Потом, пройдя по навесному мосту и поднявшись по массивной каменной лестнице, мы оказались в касре. Два этажа башни занимали комнаты со сводчатыми потолками, большей частью пустые, сильно нуждающиеся в ремонте. В них было темно, хоть глаз коли. Самое интересное из помещений — часовня Михаила Архангела; такая, как мне сказали, есть во всяком монастыре. На крыше — маленькая келья, построенная около двадцати лет назад для последнего из отшельников, монаха по имени Серабамум (производное от египетского Серап-Амон). Ему, как настоящему отшельнику, не подходила жизнь в монастыре, поэтому он жил в пещере в получасе ходьбы от Дейр эль-Барама. Он приходил в монастырь на Пасхальную неделю или на Рождество, что не улучшало монахам настроения, ибо в разговоры отшельник ни с кем не вступал и свободную келью занять отказывался, устраиваясь в башне. Случилось так, что во время одного из его кратких визитов вышел из строя небольшой насос, приобретенный в редкий момент хозяйственного рвения, и, к удивлению братии, гость оказался единственным человеком, способным починить его! Некоторые восприняли это как настоящее чудо. Продемонстрировав неожиданное знакомство с XX веком, Серабамум собрал свое тряпье и с явным облегчением сбежал обратно в IV век. Мне не удалось выяснить, случалось ли монахам и в дальнейшем приглашать его как водопроводчика или электрика.

Вся община проводила меня до ворот. Мне указали на дорогу до Бишой и эль-Сириани[5].

Глава девятая

Луксор

Я переправляюсь через Нил в Долину царей, вновь посещаю гробницу Тутанхамона и другие пирамиды. Беседую с шейхом Курны и наблюдаю закат над Нилом.

1

Поезд с белыми пульмановскими вагонами каждую ночь уходит из Каира на юг, в Луксор и Асуан.

Выглянув рано утром в окно поезда, я вижу, что мы исправно следуем вдоль достаточно высокой дамбы. Солнце высоко. Небо голубое. Деревни уже проснулись. Ослики быстро семенят, неся на спинах что-то округлое и громоздкое. Я замечаю лису — она крадется в свою нору по полосе, засаженной сахарным тростником. Женщины в широких, болтающихся на них одеждах идут к колодцам, неся кувшины на плече или на голове. В деревнях, сидя под пальмами у освещенных утренним солнцем стен домов, греются старики и молодые.

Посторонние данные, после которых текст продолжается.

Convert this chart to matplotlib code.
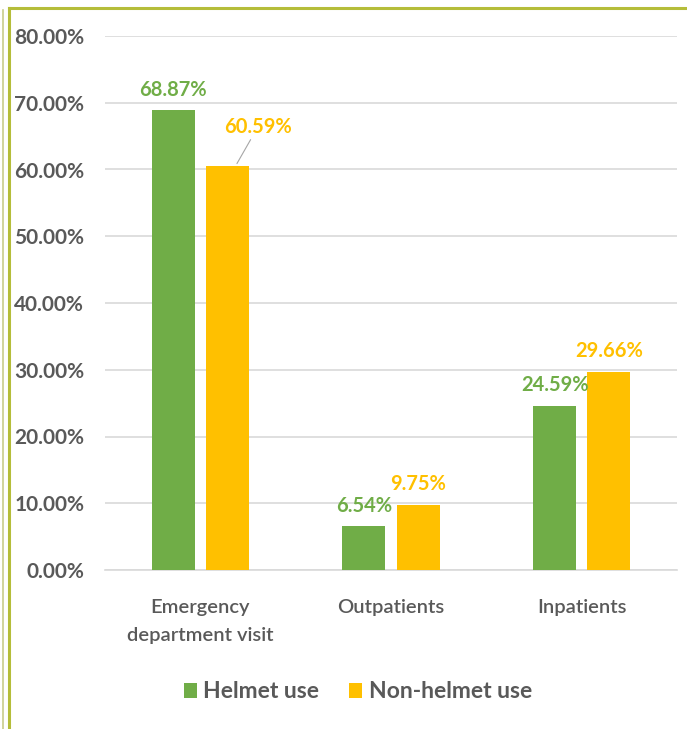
import numpy as np
import matplotlib.pyplot as plt
from matplotlib.lines import Line2D

categories = ['Emergency\ndepartment visit', 'Outpatients', 'Inpatients']
helmet = [68.87, 6.54, 24.59]
non_helmet = [60.59, 9.75, 29.66]
series_names = ['Helmet use', 'Non-helmet use']
colors = ['#70AD47', '#FFC000']
yticks = [0, 10, 20, 30, 40, 50, 60, 70, 80]

plt.rcParams['font.family'] = ['Lato', 'DejaVu Sans']

W, H = 687, 729
fig = plt.figure(figsize=(W / 100, H / 100), dpi=100)
ax = fig.add_axes([105 / W, 1 - 570 / H, 572 / W, 534 / H])

x = np.arange(len(categories))
bw = 0.225
off = 0.142
b1 = ax.bar(x - off, helmet, bw, color=colors[0], label=series_names[0], zorder=3)
b2 = ax.bar(x + off, non_helmet, bw, color=colors[1], label=series_names[1], zorder=3)

ax.set_xlim(-0.5, len(categories) - 0.5)
ax.set_ylim(0, 80)
ax.set_yticks(yticks)
ax.set_yticklabels(['{:.2f}%'.format(v) for v in yticks])
ax.set_xticks(x)
ax.set_xticklabels(categories, linespacing=1.75)
ax.tick_params(axis='y', length=0, pad=15, labelsize=15, labelcolor='#595959')
ax.tick_params(axis='x', length=0, pad=21, labelsize=14.5, labelcolor='#595959')
for lab in ax.get_yticklabels():
    lab.set_fontweight('bold')
for lab in ax.get_xticklabels():
    lab.set_fontweight('semibold')
ax.grid(axis='y', color='#D9D9D9', linewidth=1.2, zorder=0)
for s in ['top', 'right', 'left']:
    ax.spines[s].set_visible(False)
ax.spines['bottom'].set_color('#D9D9D9')
ax.spines['bottom'].set_linewidth(1.2)

# data labels
for bars, vals, c in [(b1, helmet, colors[0]), (b2, non_helmet, colors[1])]:
    for i, (b, v) in enumerate(zip(bars, vals)):
        cx = b.get_x() + b.get_width() / 2
        if bars is b2 and i == 0:
            ax.annotate('{:.2f}%'.format(v), xy=(cx + 0.05, v + 0.3), xytext=(cx + 0.16, v + 4.3),
                        ha='center', va='bottom', color=c, fontsize=14.5, fontweight='bold',
                        arrowprops=dict(arrowstyle='-', color='#A6A6A6', lw=0.8, shrinkA=0, shrinkB=0))
        else:
            ax.text(cx, v + 1.6, '{:.2f}%'.format(v), ha='center', va='bottom',
                    color=c, fontsize=14.5, fontweight='bold')

leg = fig.legend(loc='center', bbox_to_anchor=(358 / W, 1 - 692 / H), ncol=2, frameon=False,
                 fontsize=16.5, handlelength=0.57, handleheight=0.65, handletextpad=0.3,
                 columnspacing=1.3)
for t in leg.get_texts():
    t.set_color('#595959')
    t.set_fontweight('bold')

# frame lines
olive = '#B5BD3A'
fig.add_artist(Line2D([8.5 / W, 1], [1 - 7.5 / H, 1 - 7.5 / H], color=olive, lw=2.2))
fig.add_artist(Line2D([8.5 / W, 8.5 / W], [0, 1 - 7.5 / H], color=olive, lw=2.2))
fig.add_artist(Line2D([2.5 / W, 2.5 / W], [0, 1 - 10 / H], color='#C8CC8A', lw=1.2))

fig.savefig('out.png', dpi=100)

Не успеет теплый солнечный свет пролиться на Египет, как все здесь начинает протестовать, жаловаться и хныкать на разные голоса, напоминающие вздохи и стоны человека, несущего непосильный груз. Под ободранными навесами из пальмовых листьев медленно ходят по кругу быки; это хождение началось еще до того, как построили пирамиды, и вряд ли когда-нибудь кончится.

И вот они идут, сопя, не надеясь когда-нибудь прийти, жалобно пищат колеса сакиев, специальных водочерпательных устройств, вращаясь медленно, словно мельницы Господа, и некоторое количество подвешенных сосудов, опорожняясь, вносят свою мгновенную лепту в благоденствие этой земли.

Возможно, когда-нибудь ученые, покопавших в этих древних песках, которые столько могли бы рассказать, обнаружат плоский камень с высеченным на нем планом первого, самого простого сакия. Ахнув от восхищения, ученый на внятном языке иероглифов прочитает имя изобретателя — Хи-Атх Робин-Сон[6]. Ибо кто может сомневаться, что сакия, как и буйвол, — всего лишь шутка, которую приняли всерьез.